The Bee Movie exposure being sort of honored herein didn’t even take place within the film! It occurred on the 2008 Oscars broadcast! As Matthew Broderick was presenting at the podium, Barry B. Benson appeared by television magic and we not only plugged the critically meh’d film, he stung Broderick! The film wasn’t even nominated in the animation category. The award would actually go to Ratatouille, which featured a lovable rat that was perfectly capable of sinking its teeth into Broderick. How could this happen? As a DreamWorks picture, Bee Movie boasted the power-twin producing combo of Seinfeld and Spielberg. You tell them no.

On the other hand, the evening’s low point had to be yet another shameless plug for Jerry Seinfeld’s Bee Movie. Oh, how I hoped a giant flyswatter would come thwacking down when that over-hyped black-and-yellow beast took his spot atop the Oscar podium.

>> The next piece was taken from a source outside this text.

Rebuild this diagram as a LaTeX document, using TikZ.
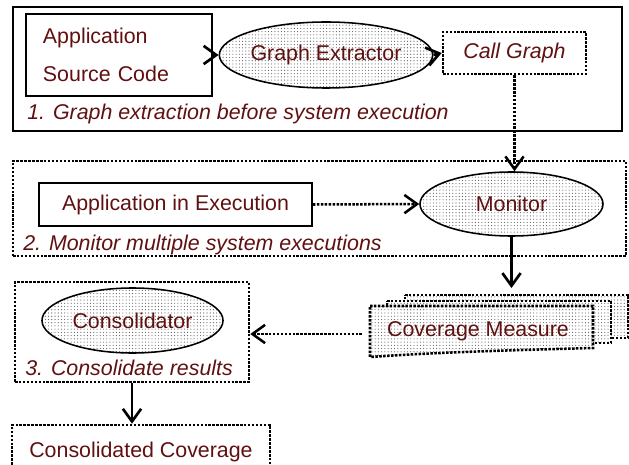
\documentclass[tikz,border=0pt]{standalone}
\usepackage{fontspec}
\setmainfont{Liberation Sans}
\usepackage{xcolor}
\usepackage{tikz}
\usetikzlibrary{arrows.meta,shapes.geometric,patterns.meta,fit}

\definecolor{labelred}{RGB}{96,16,16}

\tikzdeclarepattern{
    name=finedots,
    type=uncolored,
    bounding box={(-.5pt,-.5pt) and (.5pt,.5pt)},
    tile size={(2.3pt,2.3pt)},
    code={\fill (0pt,0pt) circle (.4pt);}
}

\begin{document}
\begin{tikzpicture}[
    x=0.025cm, y=-0.025cm,
    every node/.style={font=\fontsize{15.2}{18}\selectfont, text=labelred, inner sep=0pt},
    solidbox/.style={draw, line width=1.2pt},
    dotbox/.style={draw, line width=1.8pt, densely dotted},
    dotfill/.style={preaction={fill=white}, pattern=finedots, pattern color=black!65},
    blob/.style={ellipse, draw, line width=1.1pt, dotfill},
    stagelabel/.style={anchor=base west, font=\fontsize{15.2}{18}\selectfont\itshape},
    flow/.style={-{Straight Barb[length=9pt,width=13pt]}, line width=1.9pt},
    dotflow/.style={-{Straight Barb[length=9pt,width=13pt]}, line width=1.8pt, densely dotted}
]
\useasboundingbox (0,0) rectangle (629,465);

\node[solidbox, line width=1.6pt, fit={(13,7) (622,131)}] (stage1) {};
\node[solidbox, minimum width=4.65cm, minimum height=2.05cm, text width=3.8cm, align=left,
      font=\fontsize{15.2}{27}\selectfont] (source) at (119,55) {Application\\Source Code};
\node[blob, minimum width=4.525cm, minimum height=1.65cm] (extractor) at (326,55) {Graph Extractor};
\node[dotbox, minimum width=3.575cm, minimum height=1.05cm,
      font=\fontsize{15.2}{18}\selectfont\itshape] (callgraph) at (514.5,53) {Call Graph};
\node[stagelabel] (label1) at (27,120) {1. Graph extraction before system execution};

\node[dotbox, fit={(13,161) (626,256)}] (stage2) {};
\node[solidbox, minimum width=6.825cm, minimum height=1.075cm] (running) at (175.5,204.5) {Application in Execution};
\node[blob, minimum width=4.575cm, minimum height=1.6cm] (monitor) at (511.5,204) {Monitor};
\node[stagelabel] (label2) at (23,250) {2. Monitor multiple system executions};

\path[dotbox, dotfill] (405,295) -- (628,295) -- (628,338) -- (405,338) -- cycle;
\path[dotbox, dotfill] (387,301) -- (611,301) -- (611,343) -- (387,343) -- cycle;
\path[dotbox, dotfill] (370,306) -- (593,306) -- (593,348)
    .. controls (520,350) and (440,352) .. (370,357) -- cycle;
\node (coverage) at (478,331) {Coverage Measure};
\coordinate (covtop) at (511.5,288);
\coordinate (covleft) at (362,334);

\node[dotbox, fit={(15,282) (249,382)}] (stage3) {};
\node[blob, minimum width=4.525cm, minimum height=1.625cm] (consolidator) at (132.5,320.5) {Consolidator};
\node[stagelabel] (label3) at (25,375) {3. Consolidate results};
\node[dotbox, minimum width=6.45cm, minimum height=1.325cm] (result) at (141,451.5) {Consolidated Coverage};

\draw[flow] (source.east) -- (extractor.west);
\draw[flow] (extractor.east) -- (callgraph.west);
\draw[dotflow] (callgraph.south) -- (callgraph.south |- monitor.north);
\draw[dotflow] (running.east) -- (monitor.west);
\draw[flow] (monitor.south) -- (covtop);
\draw[dotflow] (covleft) -- (covleft -| stage3.east);
\draw[flow] (stage3.south) -- (stage3.south |- result.north);
\end{tikzpicture}
\end{document}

I mean, Bee Movie wasn’t among the nominees for Best Animated Feature, so why didn’t the Academy give eventual winner Ratatouille the “animated presenter” spot instead? Or even one of those surfing penguins? When I can’t get a chuckle from reliving Matthew Broderick’s painful Election sting, then something is definitely rotten on the Oscar stage.

Product placement agencies do not receive as many animated scripts as we do live action, but it doesn’t make the benefits of integrated brand placement any less valuable. Generally wholesome and frequently viewed by the whole family, cartoons provide a perfect venue for a wide variety of products to be showcased. Congratulations to all of our winners.